## GOAL
Your task is to reproduce, verbatim and without pictures, the lines from the opening of the listing through the line containing "import * as".

____________

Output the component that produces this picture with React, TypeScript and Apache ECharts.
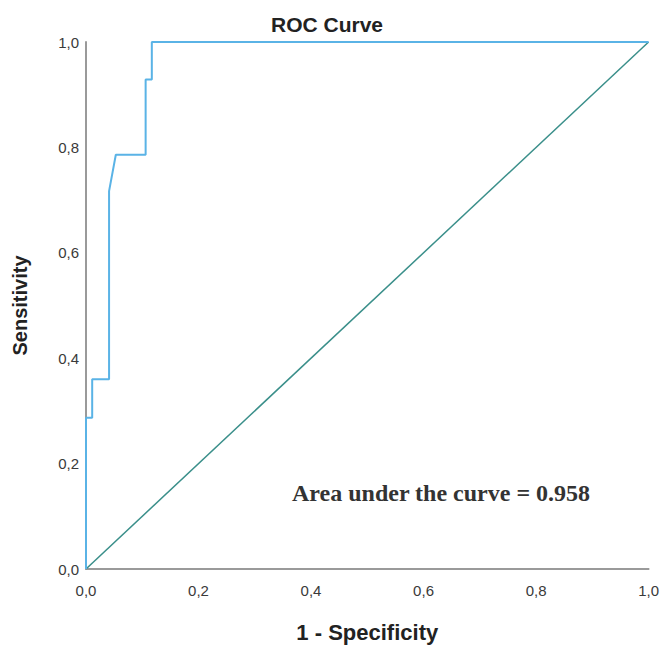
import React, { useEffect, useRef } from "react";
import * as echarts from "echarts";

const fpr = [0, 0, 0.011, 0.011, 0.041, 0.041, 0.053, 0.106, 0.106, 0.117, 0.117, 1];
const tpr = [0, 0.287, 0.287, 0.36, 0.36, 0.717, 0.786, 0.786, 0.929, 0.929, 1, 1];
const refX = [0, 1];
const refY = [0, 1];
const ticks = [0, 0.2, 0.4, 0.6, 0.8, 1.0];
const aucText = "Area under the curve = 0.958";

const fmt = (v: number) => v.toFixed(1).replace(".", ",");

export default function App() {
  const ref = useRef<HTMLDivElement>(null);
  useEffect(() => {
    const chart = echarts.init(ref.current!, null, { renderer: "svg" });
    chart.setOption({
      animation: false,
      backgroundColor: "#ffffff",
      title: {
        text: "ROC Curve",
        left: 322,
        top: 9,
        textAlign: "center",
        textStyle: { fontFamily: "Liberation Sans", fontWeight: "bold", fontSize: 21, color: "#222" },
      },
      grid: { left: 86, right: 10, top: 42, bottom: 73 },
      xAxis: {
        type: "value",
        min: 0,
        max: 1,
        interval: 0.2,
        name: "1 - Specificity",
        nameLocation: "middle",
        nameGap: 52,
        nameTextStyle: { fontFamily: "Liberation Sans", fontWeight: "bold", fontSize: 22, color: "#222" },
        axisLine: { lineStyle: { color: "#9a9a9a", width: 2 } },
        axisTick: { show: false },
        splitLine: { show: false },
        axisLabel: {
          formatter: (v: number) => fmt(v),
          fontFamily: "Liberation Sans",
          fontSize: 15,
          color: "#3a3a3a",
          margin: 14,
          customValues: ticks,
        },
      },
      yAxis: {
        type: "value",
        min: 0,
        max: 1,
        interval: 0.2,
        name: "Sensitivity",
        nameLocation: "middle",
        nameGap: 56,
        nameRotate: 90,
        nameTextStyle: { fontFamily: "Liberation Sans", fontWeight: "bold", fontSize: 20, color: "#222" },
        axisLine: { show: true, lineStyle: { color: "#9a9a9a", width: 2 } },
        axisTick: { show: false },
        splitLine: { show: false },
        axisLabel: {
          formatter: (v: number) => fmt(v),
          fontFamily: "Liberation Sans",
          fontSize: 15,
          color: "#3a3a3a",
          margin: 7,
        },
      },
      series: [
        {
          type: "line",
          data: refX.map((x, i) => [x, refY[i]]),
          showSymbol: false,
          lineStyle: { color: "#3a8f8a", width: 1.5 },
          z: 2,
        },
        {
          type: "line",
          data: fpr.map((x, i) => [x, tpr[i]]),
          showSymbol: false,
          lineStyle: { color: "#5ab3e6", width: 2 },
          z: 3,
        },
      ],
      graphic: [
        {
          type: "text",
          left: 292,
          top: 481,
          style: {
            text: aucText,
            fontFamily: "Liberation Serif",
            fontWeight: "bold",
            fontSize: 24,
            fill: "#333",
          },
        },
      ],
    });
    return () => chart.dispose();
  }, []);
  return <div ref={ref} style={{ width: 662, height: 648, position: "absolute", left: 0, top: 0 }} />;
}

____________

## WORKED SOLUTION
Output the component that produces this picture with React, TypeScript and Apache ECharts.
import React, { useEffect, useRef } from "react";
import * as echarts from "echarts";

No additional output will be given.